Yahoo nearing deal to buy travel rewards startup Milewise, according to sources
Yahoo is poised to acquire New York travel startup Milewise, according to people familiar with the deal. The deal is set to close this week, they said. Milewise was founded in 2010 to help consumers figure out their travel rewards programs through its web site and Android and iOS apps. The company and Yahoo didn't return requests for comment.
In early 2011, Milewise raised a $1.5 million seed round from Atlas Venture, Founder Collective, General Catalyst Partners, High Line Venture Partners, iNovia Capital and a long list of big name angel investors: David Cohen, Geoff Judge, Mitch Kapor, David Kidder, Josh Kushner, Alex Lloyd, Tom McInerney, Jacob Pechenik, Keith Rabois, Naval Ravikant, David Tisch and Kal Vepuri.
Self-dubbed "Mint + Kayak + Miles," the company consolidates and tracks loyalty rewards from programs like frequent flyer miles, hotel points and credit cards. The overall loyalty industry is big, worth some $50 billion annually. A number of small startups, including, Belly, LevelUp and Square are attempting to make the messy situation of managing rewards and loyalty points easier to navigate for consumers. Milewise focuses exclusively on travel rewards.

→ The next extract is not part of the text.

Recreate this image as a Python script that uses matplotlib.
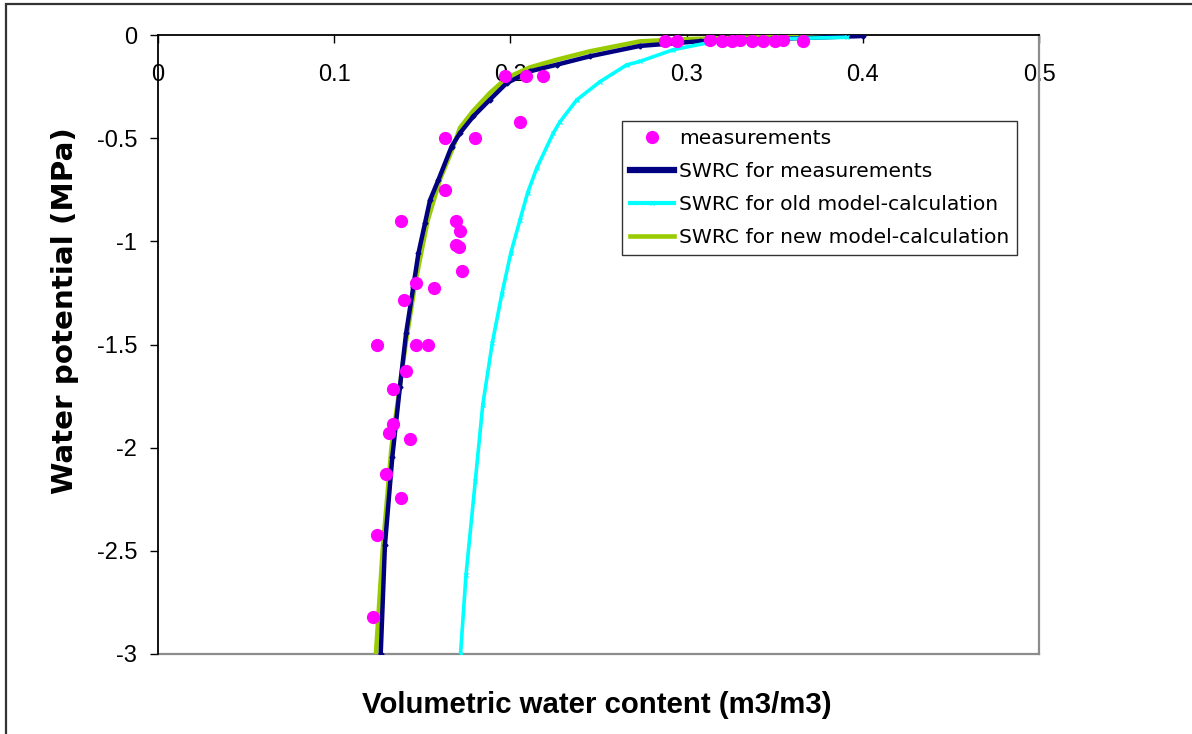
import matplotlib
matplotlib.use("Agg")
import matplotlib.pyplot as plt
from matplotlib.patches import Rectangle
from matplotlib.lines import Line2D

plt.rcParams['font.family'] = ['Liberation Sans', 'DejaVu Sans']

# ---- data ----
meas_theta = [0.197, 0.2089, 0.2187, 0.2054, 0.1629, 0.180, 0.1629, 0.1377,
              0.1691, 0.1714, 0.1691, 0.1708, 0.1724, 0.1462, 0.1566, 0.1398,
              0.1241, 0.1462, 0.1534, 0.1407, 0.1336, 0.1336, 0.1313, 0.1430,
              0.1294, 0.1377, 0.1241, 0.1218,
              0.2877, 0.2946, 0.3133, 0.320, 0.3258, 0.3303, 0.337, 0.3434,
              0.350, 0.3547, 0.366]
meas_psi = [-0.197, -0.197, -0.197, -0.42, -0.50, -0.50, -0.75, -0.90,
            -0.90, -0.948, -1.018, -1.026, -1.144, -1.204, -1.225, -1.286,
            -1.50, -1.50, -1.50, -1.627, -1.718, -1.887, -1.931, -1.960,
            -2.130, -2.246, -2.424, -2.82,
            -0.027, -0.027, -0.025, -0.030, -0.027, -0.025, -0.027, -0.027,
            -0.027, -0.025, -0.030]

swrc_meas_theta = [0.400, 0.364, 0.3076, 0.2735, 0.2452, 0.2263, 0.2111, 0.1979,
                   0.1884, 0.1790, 0.1714, 0.1666, 0.1591, 0.1544, 0.1515, 0.1478,
                   0.1449, 0.1408, 0.1373, 0.1330, 0.1288, 0.1264]
swrc_meas_psi = [-0.005, -0.015, -0.030, -0.053, -0.103, -0.144, -0.176, -0.233,
                 -0.313, -0.394, -0.475, -0.541, -0.703, -0.800, -0.913, -1.058,
                 -1.220, -1.446, -1.705, -2.044, -2.472, -3.0]

swrc_old_theta = [0.391, 0.353, 0.330, 0.3114, 0.2925, 0.2735, 0.266, 0.2509,
                  0.2376, 0.2282, 0.2243, 0.2149, 0.2098, 0.2054, 0.2002, 0.1951,
                  0.1897, 0.1843, 0.1801, 0.1748, 0.1717]
swrc_old_psi = [-0.011, -0.018, -0.027, -0.039, -0.071, -0.128, -0.145, -0.226,
                -0.315, -0.420, -0.476, -0.646, -0.764, -0.897, -1.058, -1.257,
                -1.494, -1.793, -2.160, -2.617, -3.0]

swrc_new_theta = [0.390, 0.340, 0.300, 0.2735, 0.2452, 0.2263, 0.2111, 0.1979,
                  0.1884, 0.1790, 0.1714, 0.1672, 0.1600, 0.1530, 0.1460, 0.1405,
                  0.1373, 0.1325, 0.1275, 0.1237]
swrc_new_psi = [-0.005, -0.012, -0.020, -0.031, -0.079, -0.120, -0.157, -0.208,
                -0.281, -0.367, -0.450, -0.550, -0.700, -0.900, -1.200, -1.500,
                -1.700, -2.000, -2.500, -3.0]

x_ticks = [0, 0.1, 0.2, 0.3, 0.4, 0.5]
x_ticklabels = ['0', '0.1', '0.2', '0.3', '0.4', '0.5']
y_ticks = [0, -0.5, -1, -1.5, -2, -2.5, -3]
y_ticklabels = ['0', '-0.5', '-1', '-1.5', '-2', '-2.5', '-3']

labels = ['measurements', 'SWRC for measurements',
          'SWRC for old model-calculation', 'SWRC for new model-calculation']

# ---- figure ----
W, H = 1192, 734
fig = plt.figure(figsize=(W / 100, H / 100), dpi=100)
fig.patch.set_facecolor('white')

def fx(px):
    return px / W

def fy(py):
    return 1 - py / H

# outer border
fig.add_artist(Rectangle((fx(6), fy(760)), fx(1220) - fx(6), fy(4) - fy(760),
                         transform=fig.transFigure, fill=False,
                         edgecolor='#333333', linewidth=1.6))

ax = fig.add_axes([fx(158), fy(654), fx(1039) - fx(158), fy(35) - fy(654)])
ax.set_xlim(0, 0.5)
ax.set_ylim(-3, 0)

navy = '#000080'
cyan = '#00FFFF'
green = '#99CC00'
magenta = '#FF00FF'

ax.plot(swrc_new_theta, swrc_new_psi, color=green, lw=3.3, zorder=3,
        solid_capstyle='butt')
ax.plot(swrc_meas_theta, swrc_meas_psi, color=navy, lw=3.2, zorder=4,
        marker='D', ms=2.5, solid_capstyle='butt')
ax.plot(swrc_old_theta, swrc_old_psi, color=cyan, lw=2.6, zorder=4,
        marker='x', ms=3.5, mew=1, solid_capstyle='butt')
ax.plot(meas_theta, meas_psi, linestyle='none', marker='o', ms=8.5,
        color=magenta, mec=magenta, zorder=5)

# spines
ax.spines['top'].set_visible(False)
ax.spines['bottom'].set_position(('data', 0))
ax.spines['bottom'].set_color('black')
ax.spines['bottom'].set_linewidth(1.3)
ax.spines['left'].set_color('black')
ax.spines['left'].set_linewidth(1.3)
ax.spines['right'].set_color('#8c8c8c')
ax.spines['right'].set_linewidth(1.6)
ax.plot([0, 1], [0, 0], transform=ax.transAxes, color='#8c8c8c', lw=1.6,
        clip_on=False, zorder=2)

ax.set_xticks(x_ticks)
ax.set_xticklabels(x_ticklabels)
ax.set_yticks(y_ticks)
ax.set_yticklabels(y_ticklabels)
ax.tick_params(axis='x', direction='out', length=5.8, width=1, pad=15.2,
               labelsize=17, colors='black')
ax.tick_params(axis='y', direction='out', length=5.8, width=1, pad=9.3,
               labelsize=17, colors='black')
for lab in ax.get_xticklabels():
    lab.set_zorder(1)

fig.text(fx(597), fy(713), 'Volumetric water content (m3/m3)', ha='center',
         va='baseline', fontsize=21.2, fontweight='bold')
fig.text(fx(65), fy(311), 'Water potential (MPa)', ha='center', va='center',
         rotation=90, fontsize=21.2, fontweight='bold',
         family=['DejaVu Sans'])

handles = [
    Line2D([], [], linestyle='none', marker='o', ms=8.5, color=magenta),
    Line2D([], [], color=navy, lw=4.5),
    Line2D([], [], color=cyan, lw=3, marker='x', ms=3, markevery=[1]),
    Line2D([], [], color=green, lw=3.3),
]
leg = ax.legend(handles, labels, loc='upper left',
                bbox_to_anchor=(fx(622), fy(121)),
                bbox_transform=fig.transFigure, borderaxespad=0,
                prop={'family': ['DejaVu Sans'], 'size': 14.6},
                frameon=True, fancybox=False, shadow=False,
                handlelength=2.2, handletextpad=0.25, labelspacing=0.7,
                borderpad=0.38)
leg.get_frame().set_edgecolor('black')
leg.get_frame().set_linewidth(1.0)
leg.set_zorder(10)

fig.savefig('out.png', dpi=100, facecolor='white')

Why would Yahoo want a product like Milewise? Well, it has been on a buying spree of small startups, snapping up Stamped, Summly, and this week, Astrid, in an attempt to reinvigorate its company culture and image. Some commentators scoffed at Yahoo's $30 million price tag for Summly, considering the company's product will be killed. The price tag for Milewise was not clear. It's also not clear whether Yahoo will shut down the product.

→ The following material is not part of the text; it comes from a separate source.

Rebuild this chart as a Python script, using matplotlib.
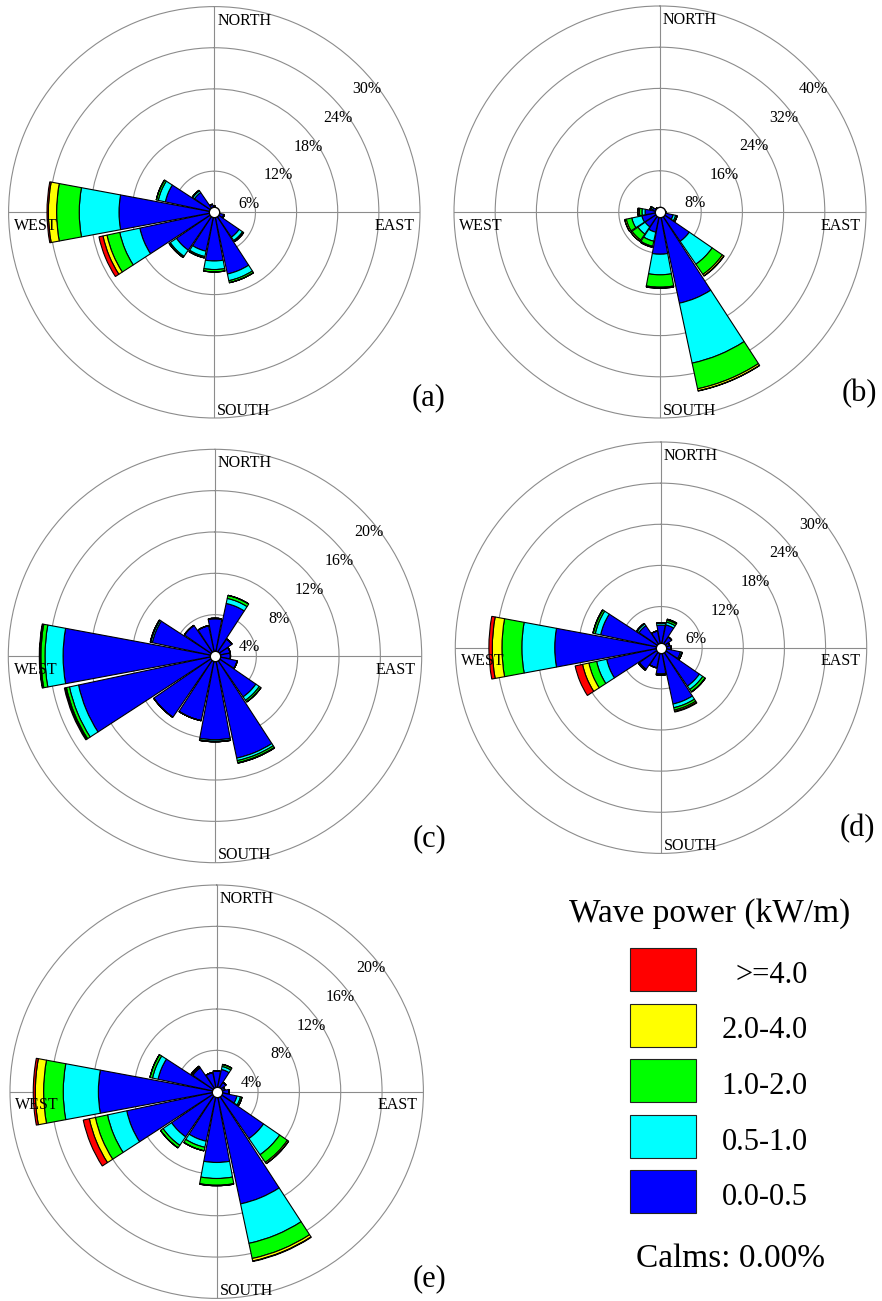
import numpy as np
import matplotlib.pyplot as plt
from matplotlib.patches import Rectangle
from matplotlib import transforms

plt.rcParams['font.family'] = ['Liberation Serif', 'DejaVu Serif']

W_PX, H_PX = 882, 1301

# 16 compass sectors, clockwise from north
directions = ['N', 'NNE', 'NE', 'ENE', 'E', 'ESE', 'SE', 'SSE',
              'S', 'SSW', 'SW', 'WSW', 'W', 'WNW', 'NW', 'NNW']
bin_labels = ['0.0-0.5', '0.5-1.0', '1.0-2.0', '2.0-4.0', '>=4.0']
bin_colors = ['#0000ff', '#00ffff', '#00ff00', '#ffff00', '#ff0000']

# --- frequencies (%) per sector, one list per wave power class ---
# (a)
a_0_05 = [0.9, 0.4, 0.3, 0.3, 0.7, 1.4, 4.4, 9.2, 7.1, 5.8, 6.7, 11.1, 13.9, 7.3, 3.5, 1.2]
a_05_1 = [0, 0, 0, 0, 0, 0.1, 0.6, 1.0, 1.25, 0.8, 1.1, 3.0, 5.8, 1.05, 0.3, 0]
a_1_2  = [0, 0, 0, 0, 0, 0, 0.2, 0.3, 0.35, 0.2, 0.2, 1.9, 3.3, 0.3, 0.1, 0]
a_2_4  = [0, 0, 0, 0, 0, 0, 0, 0, 0, 0, 0, 0.6, 1.2, 0, 0, 0]
a_4up  = [0, 0, 0, 0, 0, 0, 0, 0, 0, 0, 0, 0.6, 0.2, 0, 0, 0]
a_rings = [6, 12, 18, 24, 30]

# (b)
b_0_05 = [0.5, 0.4, 0.4, 0.6, 1.0, 2.6, 6.9, 18.1, 8.2, 4.0, 3.5, 3.6, 2.9, 1.5, 0.9, 0.5]
b_05_1 = [0, 0, 0, 0, 0.1, 0.5, 5.4, 11.9, 4.0, 1.8, 1.7, 2.0, 0.6, 0.3, 0.1, 0]
b_1_2  = [0, 0, 0, 0, 0, 0.3, 2.4, 5.1, 2.4, 1.0, 1.4, 1.1, 0.5, 0.2, 0, 0]
b_2_4  = [0, 0, 0, 0, 0, 0, 0.35, 0.4, 0.2, 0.2, 0.3, 0.3, 0.3, 0, 0, 0]
b_4up  = [0, 0, 0, 0, 0, 0, 0.05, 0.05, 0, 0, 0, 0, 0, 0, 0, 0]
b_rings = [8, 16, 24, 32, 40]

# (c)
c_0_05 = [3.6, 5.2, 2.0, 1.5, 1.5, 2.2, 4.8, 10.1, 8.1, 6.4, 7.2, 13.5, 14.7, 6.2, 3.6, 3.0]
c_05_1 = [0.05, 0.5, 0, 0, 0, 0, 0.4, 0.25, 0.15, 0, 0, 0.9, 1.75, 0.15, 0, 0]
c_1_2  = [0, 0.3, 0, 0, 0, 0, 0.2, 0.2, 0.05, 0, 0, 0.3, 0.4, 0.05, 0, 0]
c_2_4  = [0, 0, 0, 0, 0, 0, 0, 0.05, 0, 0, 0, 0.1, 0.1, 0, 0, 0]
c_4up  = [0, 0, 0, 0, 0, 0, 0, 0, 0, 0, 0, 0.1, 0.05, 0, 0, 0]
c_rings = [4, 8, 12, 16, 20]

# (d)
d_0_05 = [3.3, 3.4, 1.9, 1.3, 1.5, 2.9, 6.8, 8.4, 3.8, 3.0, 3.8, 8.1, 15.5, 9.0, 3.9, 2.5]
d_05_1 = [0.3, 0.4, 0, 0, 0, 0.2, 0.6, 0.55, 0.15, 0, 0.1, 1.5, 4.8, 0.8, 0.3, 0]
d_1_2  = [0.05, 0.3, 0, 0, 0, 0.05, 0.4, 0.35, 0.05, 0, 0.1, 1.15, 2.9, 0.3, 0.1, 0]
d_2_4  = [0, 0.15, 0, 0, 0, 0, 0.05, 0.2, 0, 0, 0, 0.95, 1.4, 0.05, 0, 0]
d_4up  = [0, 0, 0, 0, 0, 0, 0, 0.1, 0, 0, 0, 1.1, 0.5, 0, 0, 0]
d_rings = [6, 12, 18, 24, 30]

# (e)
e_0_05 = [2.0, 2.2, 1.1, 0.8, 1.2, 2.0, 5.5, 11.1, 6.85, 4.9, 5.3, 8.9, 11.45, 5.8, 2.8, 1.9]
e_05_1 = [0, 0.3, 0, 0, 0, 0.35, 1.9, 3.9, 1.55, 0.6, 1.0, 1.9, 3.4, 0.55, 0.1, 0]
e_1_2  = [0, 0.2, 0, 0, 0, 0.15, 0.9, 1.5, 0.65, 0.35, 0.3, 1.2, 1.9, 0.25, 0.1, 0]
e_2_4  = [0, 0, 0, 0, 0, 0, 0.15, 0.25, 0.05, 0, 0, 0.6, 0.8, 0, 0, 0]
e_4up  = [0, 0, 0, 0, 0, 0, 0, 0.05, 0, 0, 0, 0.6, 0.2, 0, 0, 0]
e_rings = [4, 8, 12, 16, 20]

GRID = '#8c8c8c'

fig = plt.figure(figsize=(W_PX / 100, H_PX / 100), dpi=100)

# background axes in pixel units for the legend
lax = fig.add_axes([0, 0, 1, 1], zorder=-1)
lax.set_xlim(0, W_PX)
lax.set_ylim(H_PX, 0)
lax.axis('off')


def rose(cx, cy, R, stacks, rings, letter, letter_xy):
    ax = fig.add_axes([(cx - R) / W_PX, (H_PX - cy - R) / H_PX,
                       2 * R / W_PX, 2 * R / H_PX], projection='polar')
    ax.set_theta_zero_location('N')
    ax.set_theta_direction(-1)
    theta = np.deg2rad(np.arange(len(directions)) * 22.5)
    bottom = np.zeros(len(directions))
    for vals, col in zip(stacks, bin_colors):
        vals = np.asarray(vals, dtype=float)
        ax.bar(theta, vals, width=np.deg2rad(21), bottom=bottom, color=col,
               edgecolor='black', linewidth=0.8, zorder=3)
        bottom += vals
    ax.plot([0], [0], 'o', ms=7.5, mfc='white', mec='black', mew=1.0,
            zorder=5, clip_on=False)

    ax.set_ylim(0, rings[-1])
    ax.set_yticks(rings[:-1])
    ax.set_yticklabels([])
    ax.set_xticks(np.deg2rad([0, 90, 180, 270]))
    ax.set_xticklabels([])
    ax.tick_params(length=0)
    ax.grid(True, color=GRID, linewidth=0.8)
    ax.spines['polar'].set_edgecolor(GRID)
    ax.spines['polar'].set_linewidth(0.8)

    lab_tr = transforms.offset_copy(ax.transData, fig=fig, x=5, y=-20, units='dots')
    for v in rings:
        ax.text(np.deg2rad(46), v, f'{v}%', transform=lab_tr, ha='center',
                va='center', fontsize=11.5, zorder=6)

    kw = dict(transform=ax.transAxes, fontsize=11.5, va='center')
    ax.text(0.507, 0.966, 'NORTH', ha='left', **kw)
    ax.text(0.507, 0.018, 'SOUTH', ha='left', **kw)
    ax.text(0.986, 0.467, 'EAST', ha='right', **kw)
    ax.text(0.013, 0.467, 'WEST', ha='left', **kw)

    lax.text(letter_xy[0], letter_xy[1], letter, ha='center', va='center', fontsize=22)
    return ax


rose(214.3, 212.3, 205.7, [a_0_05, a_05_1, a_1_2, a_2_4, a_4up], a_rings, '(a)', (429, 398))
rose(660.0, 212.0, 206.0, [b_0_05, b_05_1, b_1_2, b_2_4, b_4up], b_rings, '(b)', (859, 394))
rose(215.0, 656.0, 206.7, [c_0_05, c_05_1, c_1_2, c_2_4, c_4up], c_rings, '(c)', (429, 839))
rose(661.0, 647.7, 205.7, [d_0_05, d_05_1, d_1_2, d_2_4, d_4up], d_rings, '(d)', (857, 829))
rose(216.7, 1091.7, 206.7, [e_0_05, e_05_1, e_1_2, e_2_4, e_4up], e_rings, '(e)', (429, 1279))

# --- legend ---
lax.text(710, 914, 'Wave power (kW/m)', ha='center', va='center', fontsize=24)
for i, (lab, col) in enumerate(zip(bin_labels[::-1], bin_colors[::-1])):
    top = 948 + i * 55.5
    lax.add_patch(Rectangle((630, top), 66, 43, facecolor=col,
                            edgecolor='#222222', linewidth=0.8))
    lax.text(808, top + 27.5, lab, ha='right', va='center', fontsize=22)
lax.text(731, 1259, 'Calms: 0.00%', ha='center', va='center', fontsize=24)

fig.savefig('out.png', dpi=100)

What is clear is that Milewise fits into one of Yahoo CEO Marissa Mayer's key mantras: She wants users to interact with Yahoo on a daily basis. That's why she's purchased a task management app (Astrid), a social sharing app (Stamped), and a reading app (Summly). Travel plans and rewards tracking could be part of that suite of daily-use services, too. I'm guessing there are plenty of founders out there worried if their company will survive the dreaded Series A crunch. They might want to consider giving Yahoo a call.